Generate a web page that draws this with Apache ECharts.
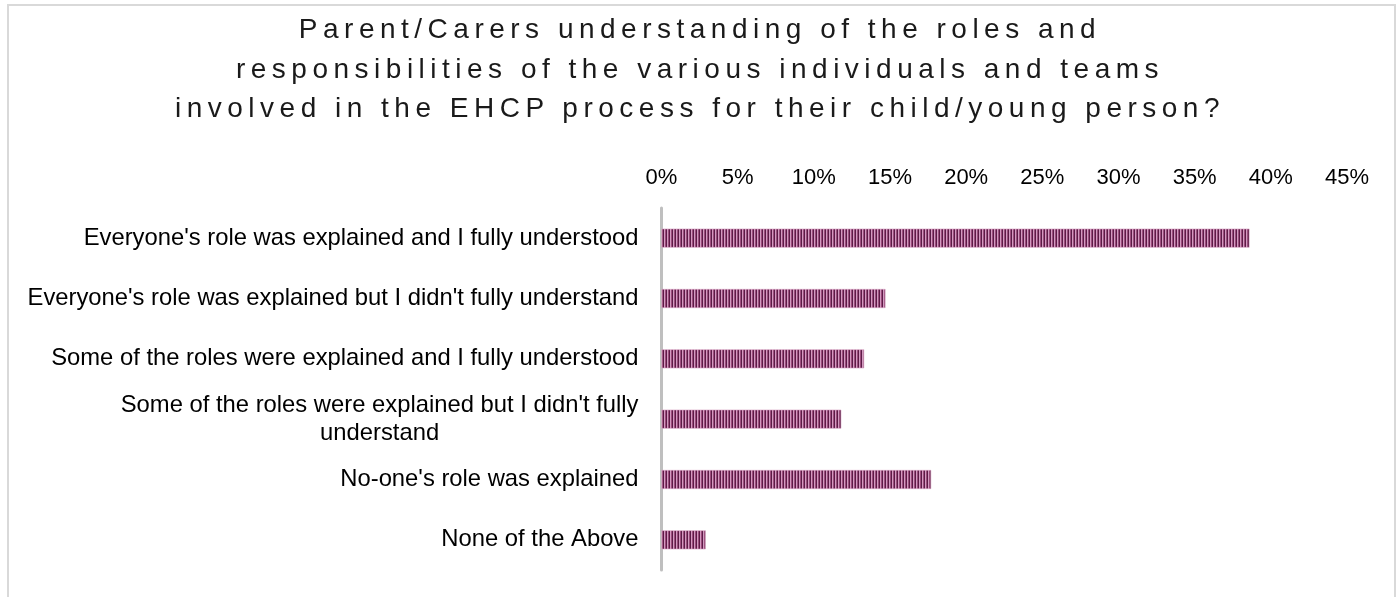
<!DOCTYPE html>
<html>
<head>
<meta charset="utf-8">
<script src="https://cdn.jsdelivr.net/npm/echarts@6/dist/echarts.min.js"></script>
<style>
  html, body { margin: 0; padding: 0; background: #ffffff; }
  #wrap { position: relative; width: 1400px; height: 597px; overflow: hidden; }
  #chart { position: absolute; left: 0; top: 0; width: 1400px; height: 597px; }
  #title { position: absolute; left: 0; top: 9px; width: 1400px; text-align: center;
           font-family: "Liberation Sans", Arial, sans-serif; font-size: 28px; line-height: 39.5px;
           letter-spacing: 5.5px; color: #1a1a1a; pointer-events: none; }
</style>
</head>
<body>
<div id="wrap">
  <div id="chart"></div>
  <div id="title"></div>
</div>
<script>
const titleLines = [
  "Parent/Carers understanding of the roles and",
  "responsibilities of the various individuals and teams",
  "involved in the EHCP process for their child/young person?"
];
const categories = [
  "Everyone's role was explained and I fully understood",
  "Everyone's role was explained but I didn't fully understand",
  "Some of the roles were explained and I fully understood",
  "Some of the roles were explained but I didn't fully understand",
  "No-one's role was explained",
  "None of the Above"
];
const values = [0.386, 0.147, 0.133, 0.118, 0.177, 0.029];
const axisMin = 0, axisMax = 0.45, axisStep = 0.05;

document.getElementById('title').innerHTML = titleLines.map(t => t.replace(/&/g,'&amp;').replace(/</g,'&lt;')).join('<br>');

// striped pattern for bars
const pat = document.createElement('canvas');
pat.width = 3; pat.height = 4;
const pc = pat.getContext('2d');
const stripe = ['#5c1b46', '#d39ac0', '#9c4d7d'];
stripe.forEach((c, i) => { pc.fillStyle = c; pc.fillRect(i, 0, 1, 4); });

function wrapLabel(v) {
  if (v.length > 60) {
    const i = v.lastIndexOf(' ');
    return v.slice(0, i) + '\n' + v.slice(i + 1);
  }
  return v;
}

const chart = echarts.init(document.getElementById('chart'), null, { renderer: 'canvas' });
chart.setOption({
  animation: false,
  backgroundColor: '#ffffff',
  graphic: [{
    type: 'rect', shape: { x: 8, y: 5, width: 1387, height: 620 },
    style: { fill: 'none', stroke: '#d9d9d9', lineWidth: 2 }, silent: true
  }],
  grid: { left: 661.5, right: 53, top: 208, bottom: 27, containLabel: false },
  xAxis: {
    type: 'value', position: 'top', min: axisMin, max: axisMax, interval: axisStep,
    axisLine: { show: false }, axisTick: { show: false }, splitLine: { show: false },
    axisLabel: {
      margin: 19, color: '#000000', fontSize: 22, fontFamily: '"Liberation Sans", Arial, sans-serif',
      formatter: v => Math.round(v * 100) + '%'
    }
  },
  yAxis: {
    type: 'category', data: categories, inverse: true,
    axisLine: { show: true, lineStyle: { color: '#bfbfbf', width: 3 } },
    axisTick: { show: false },
    axisLabel: {
      margin: 23,
      formatter: v => '{c|' + wrapLabel(v) + '}',
      rich: {
        c: { align: 'center', fontSize: 23.8, lineHeight: 28, color: '#000000',
             fontFamily: '"Liberation Sans", Arial, sans-serif' }
      }
    }
  },
  series: [{
    type: 'bar', data: values, barWidth: 19,
    itemStyle: { color: { image: pat, repeat: 'repeat' }, borderColor: '#d7a3c3', borderWidth: 0.6 }
  }]
});
</script>
</body>
</html>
◆ ◆ ◆ ◆ ◆
What to work on: Write out nothing but the lines from the start of the data through the line with "const axisMin = 0, axisMax". Leave out the pictures.

Result:
Generate a web page that draws this with Apache ECharts.
<!DOCTYPE html>
<html>
<head>
<meta charset="utf-8">
<script src="https://cdn.jsdelivr.net/npm/echarts@6/dist/echarts.min.js"></script>
<style>
  html, body { margin: 0; padding: 0; background: #ffffff; }
  #wrap { position: relative; width: 1400px; height: 597px; overflow: hidden; }
  #chart { position: absolute; left: 0; top: 0; width: 1400px; height: 597px; }
  #title { position: absolute; left: 0; top: 9px; width: 1400px; text-align: center;
           font-family: "Liberation Sans", Arial, sans-serif; font-size: 28px; line-height: 39.5px;
           letter-spacing: 5.5px; color: #1a1a1a; pointer-events: none; }
</style>
</head>
<body>
<div id="wrap">
  <div id="chart"></div>
  <div id="title"></div>
</div>
<script>
const titleLines = [
  "Parent/Carers understanding of the roles and",
  "responsibilities of the various individuals and teams",
  "involved in the EHCP process for their child/young person?"
];
const categories = [
  "Everyone's role was explained and I fully understood",
  "Everyone's role was explained but I didn't fully understand",
  "Some of the roles were explained and I fully understood",
  "Some of the roles were explained but I didn't fully understand",
  "No-one's role was explained",
  "None of the Above"
];
const values = [0.386, 0.147, 0.133, 0.118, 0.177, 0.029];
const axisMin = 0, axisMax = 0.45, axisStep = 0.05;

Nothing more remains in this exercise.